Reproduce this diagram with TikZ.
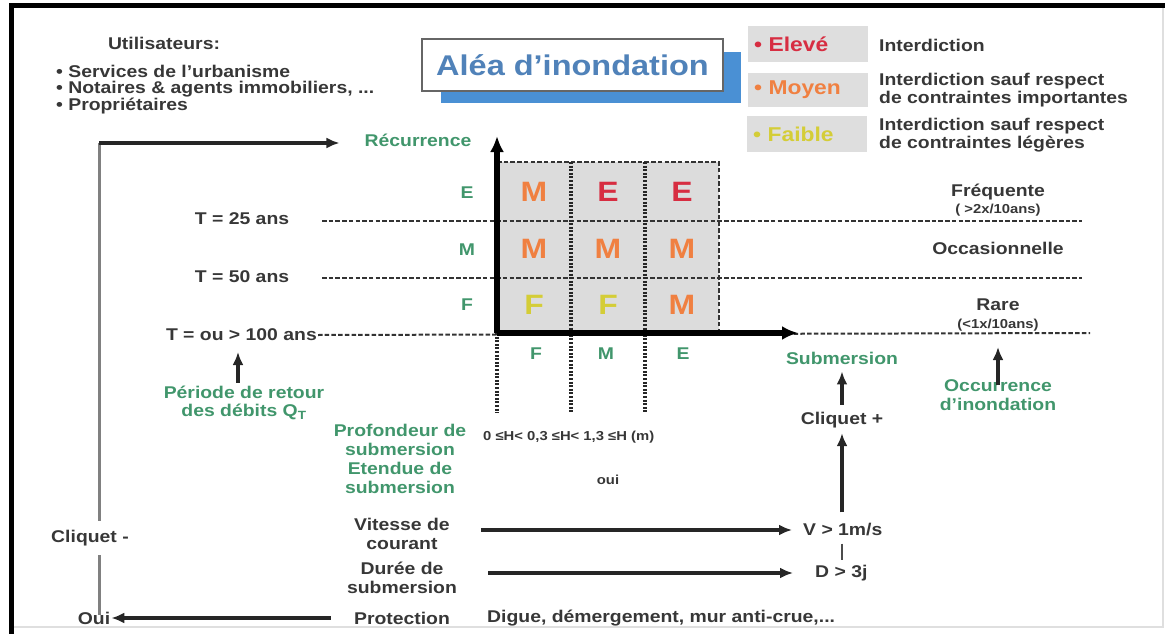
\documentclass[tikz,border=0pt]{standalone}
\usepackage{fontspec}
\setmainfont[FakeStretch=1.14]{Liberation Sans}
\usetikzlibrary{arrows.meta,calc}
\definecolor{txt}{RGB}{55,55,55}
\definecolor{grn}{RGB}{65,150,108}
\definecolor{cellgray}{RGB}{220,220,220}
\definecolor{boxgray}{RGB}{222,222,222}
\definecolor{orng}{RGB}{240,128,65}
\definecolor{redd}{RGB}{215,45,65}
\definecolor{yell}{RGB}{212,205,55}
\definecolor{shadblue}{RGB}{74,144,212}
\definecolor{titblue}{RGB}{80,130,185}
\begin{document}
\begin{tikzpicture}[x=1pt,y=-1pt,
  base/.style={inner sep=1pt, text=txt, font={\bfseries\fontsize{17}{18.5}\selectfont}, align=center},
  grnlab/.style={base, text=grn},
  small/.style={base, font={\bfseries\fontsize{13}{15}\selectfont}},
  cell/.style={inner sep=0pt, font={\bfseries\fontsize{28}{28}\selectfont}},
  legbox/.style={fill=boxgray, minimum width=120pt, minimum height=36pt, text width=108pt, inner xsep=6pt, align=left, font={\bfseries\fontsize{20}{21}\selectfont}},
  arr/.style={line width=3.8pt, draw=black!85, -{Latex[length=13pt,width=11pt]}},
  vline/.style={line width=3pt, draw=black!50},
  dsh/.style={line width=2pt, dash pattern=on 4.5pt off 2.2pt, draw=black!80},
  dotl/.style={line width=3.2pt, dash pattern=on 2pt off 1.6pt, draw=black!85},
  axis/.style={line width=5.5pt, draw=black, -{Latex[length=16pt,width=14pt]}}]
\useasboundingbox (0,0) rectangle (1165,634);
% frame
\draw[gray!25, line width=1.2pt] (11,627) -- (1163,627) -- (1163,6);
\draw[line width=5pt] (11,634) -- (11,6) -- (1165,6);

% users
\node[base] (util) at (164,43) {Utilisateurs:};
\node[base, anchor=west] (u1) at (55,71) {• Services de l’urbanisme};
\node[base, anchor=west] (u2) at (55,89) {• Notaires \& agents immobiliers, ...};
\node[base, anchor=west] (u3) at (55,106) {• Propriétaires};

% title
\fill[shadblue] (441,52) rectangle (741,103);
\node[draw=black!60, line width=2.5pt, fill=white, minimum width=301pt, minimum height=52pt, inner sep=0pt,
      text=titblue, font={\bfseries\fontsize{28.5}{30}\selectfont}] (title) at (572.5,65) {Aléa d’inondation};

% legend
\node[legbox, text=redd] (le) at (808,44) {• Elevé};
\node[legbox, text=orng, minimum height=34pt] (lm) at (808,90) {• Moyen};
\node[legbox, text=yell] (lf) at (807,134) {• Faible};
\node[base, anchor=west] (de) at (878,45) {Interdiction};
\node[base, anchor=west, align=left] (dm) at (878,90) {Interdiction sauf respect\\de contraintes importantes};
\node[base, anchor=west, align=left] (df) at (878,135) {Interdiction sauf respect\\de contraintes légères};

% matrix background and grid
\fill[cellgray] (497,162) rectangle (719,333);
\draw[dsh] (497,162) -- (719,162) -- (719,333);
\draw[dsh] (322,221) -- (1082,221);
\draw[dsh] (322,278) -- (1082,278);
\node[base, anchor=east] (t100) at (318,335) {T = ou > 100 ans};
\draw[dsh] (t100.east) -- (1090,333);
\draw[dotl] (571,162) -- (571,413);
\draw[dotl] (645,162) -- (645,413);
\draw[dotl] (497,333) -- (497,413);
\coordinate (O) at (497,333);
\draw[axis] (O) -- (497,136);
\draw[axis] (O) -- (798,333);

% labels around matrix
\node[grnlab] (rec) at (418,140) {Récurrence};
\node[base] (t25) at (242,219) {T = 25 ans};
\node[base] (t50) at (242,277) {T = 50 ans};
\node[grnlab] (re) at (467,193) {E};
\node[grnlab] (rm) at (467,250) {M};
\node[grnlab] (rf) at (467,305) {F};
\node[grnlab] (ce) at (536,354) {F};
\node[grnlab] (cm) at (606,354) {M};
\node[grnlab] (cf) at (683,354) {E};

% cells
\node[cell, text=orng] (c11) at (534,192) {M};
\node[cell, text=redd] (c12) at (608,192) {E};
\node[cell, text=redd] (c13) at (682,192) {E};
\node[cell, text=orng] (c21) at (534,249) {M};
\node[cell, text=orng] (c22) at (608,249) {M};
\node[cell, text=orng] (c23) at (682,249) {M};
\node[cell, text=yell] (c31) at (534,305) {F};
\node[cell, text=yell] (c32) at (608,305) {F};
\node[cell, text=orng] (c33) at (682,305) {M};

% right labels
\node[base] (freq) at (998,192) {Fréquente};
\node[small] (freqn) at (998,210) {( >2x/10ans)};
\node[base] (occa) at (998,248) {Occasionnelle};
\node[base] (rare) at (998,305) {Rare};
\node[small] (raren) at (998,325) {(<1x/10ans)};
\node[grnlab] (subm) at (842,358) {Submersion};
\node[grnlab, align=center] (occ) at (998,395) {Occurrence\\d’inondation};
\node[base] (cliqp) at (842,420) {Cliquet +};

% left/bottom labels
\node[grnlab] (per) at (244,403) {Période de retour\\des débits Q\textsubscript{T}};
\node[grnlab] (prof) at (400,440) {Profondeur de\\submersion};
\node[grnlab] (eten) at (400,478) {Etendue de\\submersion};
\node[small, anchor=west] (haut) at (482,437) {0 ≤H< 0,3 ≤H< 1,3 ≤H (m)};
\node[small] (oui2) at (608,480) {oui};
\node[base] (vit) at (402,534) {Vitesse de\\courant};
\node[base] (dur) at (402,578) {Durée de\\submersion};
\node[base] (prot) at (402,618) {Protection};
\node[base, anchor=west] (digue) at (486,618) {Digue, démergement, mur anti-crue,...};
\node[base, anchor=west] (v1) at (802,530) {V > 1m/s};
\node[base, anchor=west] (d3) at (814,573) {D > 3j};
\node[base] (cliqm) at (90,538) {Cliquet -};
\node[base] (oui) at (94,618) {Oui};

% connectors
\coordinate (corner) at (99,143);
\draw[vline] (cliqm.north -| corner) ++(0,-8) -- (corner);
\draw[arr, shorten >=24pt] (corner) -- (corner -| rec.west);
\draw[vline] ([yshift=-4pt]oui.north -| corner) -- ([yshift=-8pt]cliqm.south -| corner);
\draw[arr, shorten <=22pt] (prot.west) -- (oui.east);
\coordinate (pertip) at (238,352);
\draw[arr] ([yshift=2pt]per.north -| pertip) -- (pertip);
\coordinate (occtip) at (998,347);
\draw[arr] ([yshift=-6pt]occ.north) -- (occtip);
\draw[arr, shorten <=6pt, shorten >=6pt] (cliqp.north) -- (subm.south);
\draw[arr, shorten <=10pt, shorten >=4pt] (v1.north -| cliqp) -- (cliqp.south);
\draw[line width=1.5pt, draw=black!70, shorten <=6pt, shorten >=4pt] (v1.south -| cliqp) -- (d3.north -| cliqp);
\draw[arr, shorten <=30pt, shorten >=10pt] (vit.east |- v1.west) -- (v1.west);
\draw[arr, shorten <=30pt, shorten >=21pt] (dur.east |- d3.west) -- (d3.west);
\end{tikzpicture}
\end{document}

(What you need to do): Return, unchanged, the lines from the first line of the material through the line that holds "(title) at (572.5,65)", inclusive, omitting pictures.

(Task answer):
Reproduce this diagram with TikZ.
\documentclass[tikz,border=0pt]{standalone}
\usepackage{fontspec}
\setmainfont[FakeStretch=1.14]{Liberation Sans}
\usetikzlibrary{arrows.meta,calc}
\definecolor{txt}{RGB}{55,55,55}
\definecolor{grn}{RGB}{65,150,108}
\definecolor{cellgray}{RGB}{220,220,220}
\definecolor{boxgray}{RGB}{222,222,222}
\definecolor{orng}{RGB}{240,128,65}
\definecolor{redd}{RGB}{215,45,65}
\definecolor{yell}{RGB}{212,205,55}
\definecolor{shadblue}{RGB}{74,144,212}
\definecolor{titblue}{RGB}{80,130,185}
\begin{document}
\begin{tikzpicture}[x=1pt,y=-1pt,
  base/.style={inner sep=1pt, text=txt, font={\bfseries\fontsize{17}{18.5}\selectfont}, align=center},
  grnlab/.style={base, text=grn},
  small/.style={base, font={\bfseries\fontsize{13}{15}\selectfont}},
  cell/.style={inner sep=0pt, font={\bfseries\fontsize{28}{28}\selectfont}},
  legbox/.style={fill=boxgray, minimum width=120pt, minimum height=36pt, text width=108pt, inner xsep=6pt, align=left, font={\bfseries\fontsize{20}{21}\selectfont}},
  arr/.style={line width=3.8pt, draw=black!85, -{Latex[length=13pt,width=11pt]}},
  vline/.style={line width=3pt, draw=black!50},
  dsh/.style={line width=2pt, dash pattern=on 4.5pt off 2.2pt, draw=black!80},
  dotl/.style={line width=3.2pt, dash pattern=on 2pt off 1.6pt, draw=black!85},
  axis/.style={line width=5.5pt, draw=black, -{Latex[length=16pt,width=14pt]}}]
\useasboundingbox (0,0) rectangle (1165,634);
% frame
\draw[gray!25, line width=1.2pt] (11,627) -- (1163,627) -- (1163,6);
\draw[line width=5pt] (11,634) -- (11,6) -- (1165,6);

% users
\node[base] (util) at (164,43) {Utilisateurs:};
\node[base, anchor=west] (u1) at (55,71) {• Services de l’urbanisme};
\node[base, anchor=west] (u2) at (55,89) {• Notaires \& agents immobiliers, ...};
\node[base, anchor=west] (u3) at (55,106) {• Propriétaires};

% title
\fill[shadblue] (441,52) rectangle (741,103);
\node[draw=black!60, line width=2.5pt, fill=white, minimum width=301pt, minimum height=52pt, inner sep=0pt,
      text=titblue, font={\bfseries\fontsize{28.5}{30}\selectfont}] (title) at (572.5,65) {Aléa d’inondation};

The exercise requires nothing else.